The steep rocky slopes, sharp escarpments and crags are home to rare arctic-alpine plants. These are at their southernmost location in the UK and are not found again until the Alps.
Arctic-alpine wildflowers grow on the north-facing rocky cliffs. They include purple saxifrage, mossy saxifrage, serrated wintergreen and green spleenwort.
The cliffs are, in effect, a vertical woodland with trees and shrubs of hawthorn, rowan, ash and rare whitebeams.
There is a also rich variety of wildflowers and many different mosses and liverworts.
Early spring to mid-summer is a great time to see the reserve’s spectacular range of wildflowers and also its birdlife including peregrines, kestrels, red grouse and rare ring ouzels.
In August and September the hillsides come alive with the glow of heather.
There are over 70 National Nature Reserves in Wales.
National Nature Reserves are places with some of the very finest examples of wildlife habitats and geological features.
Craig Cerrig Gleisiad a Fan Frynych National Nature Reserve is situated in the Brecon Beacons National Park.
The National Park covers approximately 520 square miles of mountains and moorland in South and Mid Wales.
For more information about visiting the Brecon Beacons go to the Brecon Beacons National Park website.
Craig Cerrig Gleisiad a Fan Frynych National Nature Reserve is approximately seven miles south of Brecon.

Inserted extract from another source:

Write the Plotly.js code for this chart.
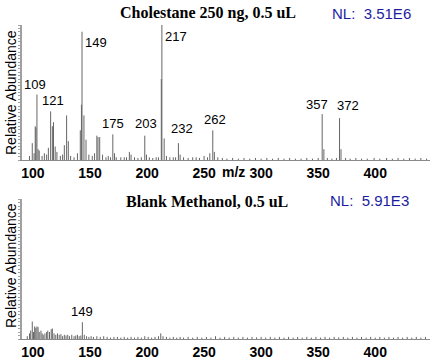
<!DOCTYPE html>
<html><head><meta charset="utf-8">
<script src="https://cdn.plot.ly/plotly-3.0.1.min.js"></script>
<style>html,body{margin:0;padding:0;background:#fff}#chart{width:432px;height:360px}</style>
</head><body><div id="chart"></div>
<script>
// Top spectrum: Cholestane 250 ng (m/z as read on the plotted axis, relative abundance %)
var topMz = [97, 99.4, 101, 102, 102.6, 103.5, 104.5, 105.5, 108, 110, 112, 113.5, 115.5, 117, 118, 119.5, 121, 124, 126, 127.5, 129.5, 131, 133, 136, 139, 141.5, 142.5, 143, 144.7, 146.5, 149, 152, 154, 156, 157, 158.5, 161, 164, 166, 168, 170, 171.5, 173, 177, 180, 182, 184.5, 186, 189, 192, 195, 198, 199.5, 202, 205, 208, 210, 212.5, 213, 215, 217, 220, 223, 225, 227.5, 229, 232, 236, 240, 243, 246, 250, 253, 255, 257.6, 259, 262, 266, 270, 275, 280, 285, 290, 295, 300, 305, 310, 315, 320, 325, 330, 335, 340, 345, 350, 353.5, 355, 358, 362, 366, 368.7, 370, 374, 378, 383, 388, 393, 399, 404, 410, 415, 420, 425, 430, 435, 440, 445];
var topInt = [3, 12.5, 5, 25, 24, 48.5, 8, 7, 3, 5, 4, 9, 36, 25, 28, 10, 6, 3, 4, 11, 33, 14, 3, 2, 5, 22, 41, 95, 33, 15, 4, 3, 5, 18, 17, 17, 4, 2, 3, 2, 19, 5, 2, 2, 2, 2, 6, 4, 2, 1.5, 2, 18, 4, 2, 1.5, 2, 2, 60, 100, 16, 3, 2, 2, 2, 12.5, 4, 2, 1.5, 2, 2, 1.5, 3, 2, 5, 22, 6, 2, 1.5, 1, 1.5, 1, 1.5, 1, 1.5, 1, 1.5, 1, 1.5, 1, 1.5, 1, 1, 1.5, 1, 1.5, 34, 8, 1.5, 1, 1.5, 31, 8, 1.5, 1, 1.5, 1, 1, 1.5, 1, 1.5, 1, 1.5, 1, 1.5, 1, 1.5, 1];
var topLabels = ['109', '121', '149', '175', '203', '217', '232', '262', '357', '372'];
var topLabelMz = [103.5, 115.5, 143, 170, 198, 213, 227.5, 257.6, 353.5, 368.7];
var topLabelInt = [48.5, 36, 95, 19, 18, 100, 12.5, 22, 34, 31];

// Bottom spectrum: Blank Methanol
var botMz = [95, 97, 98, 99.4, 100.5, 101.5, 102.5, 103.5, 104.5, 105.5, 107, 108, 109, 110.5, 112, 113, 114.5, 116, 117, 118.5, 120, 121.5, 123, 124.5, 126, 127.5, 129, 130.5, 132, 134, 136, 137.5, 139, 140.5, 142, 143.3, 145, 147, 149, 151, 153, 156, 159, 162, 165, 168, 171, 174, 177, 180, 183, 186, 189, 192, 195, 198, 201, 204, 207, 210, 212, 214, 217, 220, 223, 226, 229, 232, 236, 240, 244, 248, 252, 256, 260, 264, 268, 272, 276, 280, 284, 288, 292, 296, 300, 304, 308, 312, 316, 320, 324, 328, 332, 336, 340, 344, 348, 352, 356, 360, 364, 368, 372, 376, 380, 384, 388, 392, 396, 400, 404, 408, 412, 416, 420, 424, 428, 432, 436, 440, 444];
var botInt = [2, 4, 6, 12.5, 5, 9, 8, 9, 8.5, 5, 6, 4, 3, 4, 5, 6, 5, 7, 7.5, 4, 3, 4, 3, 3.5, 2, 3, 2.5, 3, 2, 3, 2, 2.5, 3, 2, 2.5, 12, 3, 2, 1.5, 2, 1.5, 2, 1.5, 2, 1.5, 1, 1.5, 1.5, 1, 1.5, 1, 1.5, 1, 1.5, 1, 2, 1.5, 1, 1.5, 2, 4, 2, 1.5, 1, 1.5, 1, 1.5, 1, 1.5, 1, 1.5, 1, 1.5, 1, 2, 1, 1.5, 1, 1.5, 1, 1.5, 1, 1.5, 1.2, 1.5, 1, 1.5, 1, 1.5, 1, 1.5, 1, 1.5, 1, 1.5, 1, 1.5, 1, 1.5, 1, 1.5, 1.2, 1.5, 1, 1.5, 1, 1.5, 1, 1.5, 1, 1.5, 1, 1.5, 1, 1.5, 1, 1.5, 1, 1.5, 1, 1.5];
var botLabels = ['149'];
var botLabelMz = [143.3];
var botLabelInt = [12];

var xTicks = [100, 150, 200, 250, 300, 350, 400];
var xTickText = ['100', '150', '200', '250', '300', '350', '400'];

function sticks(mz, inten) {
  var x = [], y = [];
  for (var i = 0; i < mz.length; i++) { x.push(mz[i], mz[i], null); y.push(0, inten[i], null); }
  return {x: x, y: y};
}
var s1 = sticks(topMz, topInt), s2 = sticks(botMz, botInt);
var peakColor = '#666666';
var traces = [
  {type: 'scatter', mode: 'lines', x: s1.x, y: s1.y, xaxis: 'x', yaxis: 'y', line: {color: peakColor, width: 1}, hoverinfo: 'skip', showlegend: false},
  {type: 'scatter', mode: 'lines', x: s2.x, y: s2.y, xaxis: 'x2', yaxis: 'y2', line: {color: peakColor, width: 1}, hoverinfo: 'skip', showlegend: false}
];

var lblFont = {family: 'Arial, Liberation Sans, sans-serif', size: 13, color: '#000'};
// per-label placement offsets (px): [xanchor, xshift, yanchor, yshift]
var topPlace = [['center', -2, 'bottom', 1], ['center', 2, 'bottom', 1], ['left', 1, 'top', -1], ['center', 0, 'bottom', 1], ['center', 1, 'bottom', 3], ['left', 1, 'top', -2], ['center', 4, 'bottom', 5], ['center', 2, 'bottom', 1], ['center', -5, 'bottom', 0], ['center', 8, 'bottom', 3]];
var ann = [];
for (var i = 0; i < topLabels.length; i++) {
  var p = topPlace[i];
  ann.push({xref: 'x', yref: 'y', x: topLabelMz[i], y: topLabelInt[i], text: topLabels[i], showarrow: false, xanchor: p[0], xshift: p[1], yanchor: p[2], yshift: p[3], font: lblFont});
}
for (var j = 0; j < botLabels.length; j++) {
  ann.push({xref: 'x2', yref: 'y2', x: botLabelMz[j], y: botLabelInt[j], text: botLabels[j], showarrow: false, xanchor: 'center', yanchor: 'bottom', yshift: 1, font: lblFont});
}
var titleFont = {family: 'Times New Roman, Liberation Serif, serif', size: 16, color: '#000', weight: 'bold'};
var nlFont = {family: 'Arial, Liberation Sans, sans-serif', size: 15, color: '#1c1ca0'};
ann.push({xref: 'paper', yref: 'paper', x: 0.4815, y: 0.964, text: 'Cholestane 250 ng, 0.5 uL', showarrow: false, xanchor: 'center', yanchor: 'middle', font: titleFont});
ann.push({xref: 'paper', yref: 'paper', x: 0.859, y: 0.962, text: 'NL:  3.51E6', showarrow: false, xanchor: 'center', yanchor: 'middle', font: nlFont});
ann.push({xref: 'paper', yref: 'paper', x: 0.479, y: 0.439, text: 'Blank Methanol, 0.5 uL', showarrow: false, xanchor: 'center', yanchor: 'middle', font: titleFont});
ann.push({xref: 'paper', yref: 'paper', x: 0.856, y: 0.442, text: 'NL:  5.91E3', showarrow: false, xanchor: 'center', yanchor: 'middle', font: nlFont});
ann.push({xref: 'paper', yref: 'paper', x: 234 / 432, y: 1 - 172 / 360, text: 'm/z', showarrow: false, xanchor: 'center', yanchor: 'middle', font: {family: 'Arial, Liberation Sans, sans-serif', size: 14, color: '#000', weight: 'bold'}});
var yTitleFont = {family: 'Arial, Liberation Sans, sans-serif', size: 14, color: '#000'};
ann.push({xref: 'paper', yref: 'paper', x: 11 / 432, y: 1 - 93 / 360, text: 'Relative Abundance', showarrow: false, textangle: -90, xanchor: 'center', yanchor: 'middle', font: yTitleFont});
ann.push({xref: 'paper', yref: 'paper', x: 11 / 432, y: 1 - 266 / 360, text: 'Relative Abundance', showarrow: false, textangle: -90, xanchor: 'center', yanchor: 'middle', font: yTitleFont});

var xRange = [90.4, 448];
var xCommon = {range: xRange, domain: [22 / 432, 430 / 432], tickvals: xTicks, ticktext: xTickText, ticks: '', ticklen: 0, showgrid: false, zeroline: false, showline: true, linecolor: '#8a8a8a', linewidth: 1, automargin: false,
  tickfont: {family: 'Arial, Liberation Sans, sans-serif', size: 14, color: '#000', weight: 'bold'}, ticklabelstandoff: 0};
var yCommon = {range: [0, 100], showgrid: false, zeroline: false, showline: true, linecolor: '#a0a0a0', linewidth: 2, ticks: 'outside', ticklen: 2, tickwidth: 1, tickcolor: '#a0a0a0', dtick: 2.5, showticklabels: false, automargin: false};

var layout = {
  width: 432, height: 360, margin: {l: 0, r: 0, t: 0, b: 0}, paper_bgcolor: '#fff', plot_bgcolor: '#fff', showlegend: false,
  xaxis: Object.assign({}, xCommon, {anchor: 'y'}),
  yaxis: Object.assign({}, yCommon, {domain: [1 - 160 / 360, 1 - 25 / 360], anchor: 'x'}),
  xaxis2: Object.assign({}, xCommon, {anchor: 'y2'}),
  yaxis2: Object.assign({}, yCommon, {domain: [1 - 339 / 360, 1 - 199 / 360], anchor: 'x2'}),
  annotations: ann
};
Plotly.newPlot('chart', traces, layout, {staticPlot: true, displayModeBar: false});
</script></body></html>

It is in the county of Powys.
Craig Cerrig Gleisiad a Fan Frynych National Nature Reserve is on Ordnance Survey (OS) map OL 12.
The OS grid reference is SN 971 222.
The best starting point to visit the reserve is a large lay-by adjacent to the A470, approximately seven miles south of Brecon – look out for the information panel just beyond the gate at the reserve entrance.
From Brecon: Follow the A470 towards Merthyr Tydfil and the layby is on the right, immediately after passing a youth hostel on the left.
From Merthyr Tydfil: Follow the A470 towards Brecon and the lay-by is on the left, two miles north of the Storey Arms outdoor activity centre.
Buses on the Merthyr Tydfil to Brecon route stop on the A470, near the reserve entrance.
For details of public transport visit the Traveline Cymru website.
There is a large lay-by adjacent to the entrance to the reserve - look out for the reserve sign just behind the gate.